During the 1800s dozens of children on the Texas frontier were captured by Southern Plains Indians. Raiding parties would take their captives into Indian Territory or the Texas Panhandle where there were few permanent settlements. Kidnapped children were spoils of war and could be traded to another tribe or sold to the government for ransom. But more importantly, in many cases, the children were adopted into the tribes as members of the Indian family to replace children who had died. In the mid-1800s the southern Plains Indians suffered terrible losses from smallpox, cholera and warfare. It is estimated that between 1849 and 1866 the Comanches lost as many of three-quarters of their people.

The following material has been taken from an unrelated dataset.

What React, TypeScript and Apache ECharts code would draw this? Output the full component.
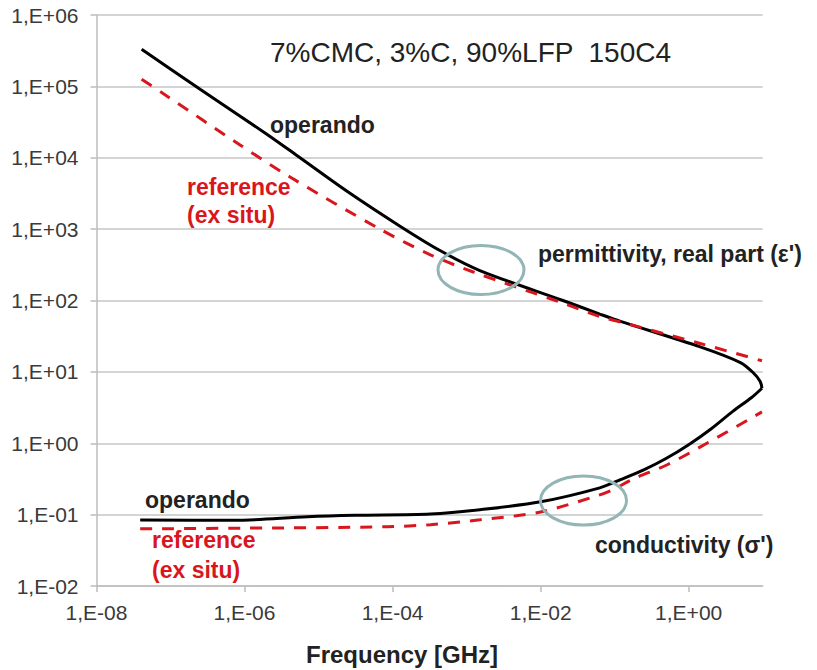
import React, { useEffect, useRef } from 'react';
import * as echarts from 'echarts';

// Frequency axis tick positions [GHz]
const xTickValues = [1e-8, 1e-6, 1e-4, 1e-2, 1];

// permittivity, real part (operando) - black solid
const operandoEpsFreq = [4.07e-8, 2.51e-7, 2.0e-6, 5.62e-6, 2.51e-5, 1.26e-4, 4.37e-4, 1.51e-3, 2.0e-2, 6.3e-2, 0.12, 1.43, 5.0, 7.4, 9.25, 9.77];
const operandoEps = [3.31e5, 9.1e4, 2.14e4, 1.0e4, 3.31e3, 1.1e3, 501, 263, 100, 64.6, 51, 22.4, 13.5, 9.8, 7.35, 5.9];

// conductivity (operando) - black solid
const operandoSigmaFreq = [3.89e-8, 7.08e-7, 7.08e-6, 3.16e-5, 3.24e-4, 1.51e-3, 1.0e-2, 6.3e-2, 0.12, 0.251, 0.501, 1.0, 2.0, 3.98, 7.08, 9.77];
const operandoSigma = [0.0841, 0.0832, 0.0933, 0.0977, 0.102, 0.117, 0.151, 0.237, 0.309, 0.427, 0.617, 0.955, 1.585, 2.82, 4.37, 5.9];

// permittivity, real part (reference, ex situ) - red dashed
const referenceEpsFreq = [4.07e-8, 7.94e-8, 8.7e-7, 4.12e-6, 6.76e-5, 3.24e-4, 1.23e-3, 1.82e-2, 6.3e-2, 0.12, 1.43, 9.77];
const referenceEps = [1.26e5, 7.94e4, 1.51e4, 5.37e3, 1.0e3, 437, 251, 95, 59.6, 50, 25, 14.3];

// conductivity (reference, ex situ) - red dashed
const referenceSigmaFreq = [3.89e-8, 1e-6, 8.5e-5, 3.24e-4, 1.51e-3, 1e-2, 6.3e-2, 9.55e-2, 0.178, 0.513, 1.76, 7.89, 9.77];
const referenceSigma = [0.0632, 0.0646, 0.0676, 0.0724, 0.0845, 0.109, 0.189, 0.224, 0.316, 0.5, 1.0, 2.42, 2.75];

const FONT = '"Liberation Sans", Arial, sans-serif';
const RED = '#d9151d';
const GRID_GRAY = '#c6c6c6';
const AXIS_GRAY = '#bdbdbd';
const LABEL = '#3a3a3a';

function fmtSci(v: number): string {
  const e = Math.round(Math.log10(v));
  return '1,E' + (e < 0 ? '-' : '+') + String(Math.abs(e)).padStart(2, '0');
}

function pairs(xs: number[], ys: number[]) {
  return xs.map((x, i) => [x, ys[i]]);
}

function boldText(text: string, x: number, y: number, fill: string, size = 23) {
  return {
    type: 'text',
    x,
    y,
    z: 50,
    style: {
      text,
      fill,
      fontFamily: FONT,
      fontWeight: 'bold',
      fontSize: size,
      align: 'left',
      verticalAlign: 'middle',
    },
  };
}

export default function App() {
  const ref = useRef<HTMLDivElement>(null);

  useEffect(() => {
    if (!ref.current) return;
    const chart = echarts.init(ref.current, null, { renderer: 'svg' });
    const option: any = {
      animation: false,
      backgroundColor: '#ffffff',
      grid: { left: 96.5, right: 54.3, top: 15, bottom: 84, containLabel: false },
      xAxis: {
        type: 'log',
        logBase: 10,
        min: 1e-8,
        max: 10,
        axisLine: { show: true, onZero: false, lineStyle: { color: AXIS_GRAY, width: 1.5 } },
        axisTick: { show: true, length: 6, customValues: xTickValues, lineStyle: { color: AXIS_GRAY, width: 1.5 } },
        axisLabel: {
          customValues: xTickValues,
          formatter: (v: number) => fmtSci(v),
          fontSize: 21,
          color: LABEL,
          fontFamily: FONT,
          margin: 16,
        },
        splitLine: { show: false },
        minorTick: { show: false },
      },
      yAxis: {
        type: 'log',
        logBase: 10,
        min: 1e-2,
        max: 1e6,
        axisLine: { show: true, lineStyle: { color: AXIS_GRAY, width: 1.5 } },
        axisTick: { show: true, length: 6, lineStyle: { color: AXIS_GRAY, width: 1.5 } },
        axisLabel: {
          formatter: (v: number) => fmtSci(v),
          fontSize: 21,
          color: LABEL,
          fontFamily: FONT,
          margin: 18,
        },
        splitLine: { show: true, lineStyle: { color: GRID_GRAY, width: 1.5 } },
      },
      series: [
        {
          name: 'operando ε\'',
          type: 'line',
          data: pairs(operandoEpsFreq, operandoEps),
          showSymbol: false,
          smooth: 0.3,
          lineStyle: { color: '#000000', width: 3 },
          z: 2,
        },
        {
          name: 'operando σ\'',
          type: 'line',
          data: pairs(operandoSigmaFreq, operandoSigma),
          showSymbol: false,
          smooth: 0.3,
          lineStyle: { color: '#000000', width: 3 },
          z: 2,
        },
        {
          name: 'reference ε\'',
          type: 'line',
          data: pairs(referenceEpsFreq, referenceEps),
          showSymbol: false,
          smooth: 0.3,
          lineStyle: { color: RED, width: 3, type: [12, 10] },
          z: 3,
        },
        {
          name: 'reference σ\'',
          type: 'line',
          data: pairs(referenceSigmaFreq, referenceSigma),
          showSymbol: false,
          smooth: 0.3,
          lineStyle: { color: RED, width: 3, type: [12, 10] },
          z: 3,
        },
      ],
      graphic: [
        {
          type: 'text',
          x: 270,
          y: 52,
          z: 50,
          style: {
            text: '7%CMC, 3%C, 90%LFP  150C4',
            fill: '#222222',
            fontFamily: FONT,
            fontSize: 28,
            align: 'left',
            verticalAlign: 'middle',
          },
        },
        boldText('operando', 270, 125, '#222222'),
        boldText('reference', 187, 187, RED),
        boldText('(ex situ)', 187, 214.5, RED),
        boldText("permittivity, real part (ε')", 538, 254, '#222222'),
        boldText('operando', 145, 500, '#222222'),
        boldText('reference', 152, 540, RED),
        boldText('(ex situ)', 152, 570, RED),
        boldText("conductivity (σ')", 595, 545, '#222222'),
        {
          type: 'text',
          x: 402,
          y: 654,
          z: 50,
          style: {
            text: 'Frequency [GHz]',
            fill: '#222222',
            fontFamily: FONT,
            fontWeight: 'bold',
            fontSize: 24,
            align: 'center',
            verticalAlign: 'middle',
          },
        },
        {
          type: 'ellipse',
          shape: { cx: 481, cy: 270, rx: 43, ry: 24.5 },
          style: { fill: 'none', stroke: '#93b5b5', lineWidth: 3 },
          z: 60,
        },
        {
          type: 'ellipse',
          shape: { cx: 583.5, cy: 500.5, rx: 43, ry: 24.5 },
          style: { fill: 'none', stroke: '#93b5b5', lineWidth: 3 },
          z: 60,
        },
      ],
    };
    chart.setOption(option);
    return () => chart.dispose();
  }, []);

  return (
    <div
      ref={ref}
      style={{ position: 'absolute', left: 0, top: 0, width: 817, height: 670, background: '#fff' }}
    />
  );
}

One can only imagine what it was like for a child to be taken from a white world of farming, discipline and hard work and thrust into the roaming, often brutal, yet carefree life of the Indian. They came from hardscrabble lives in cramped log cabins that were hot in summer and cold in winter. Often, they had no shoes. And always they had tedious and repetitive chores to do. Suddenly, they were living with people who imposed few rules and did not value work for its own sake. They had freedom, mobility and leisure. Some of them even became willing participants in horse raids and the gruesome deaths of Texan settlers and homesteaders.

While each captive’s experience was unique, the prevailing common thread was their inability to adapt to their former lives after their rescue. Long after they returned to their white families they held fast to their Indian ways, earning them the name “white Indians”. Some chose to return to the Indians. Some, when brought back to their white families, simply withered away. They were often reserved and didn’t talk much, least of all about their experiences. As adults they could not settle in one place. They could not hold regular jobs and were never financially successful. Many of them went on to have failed marriages.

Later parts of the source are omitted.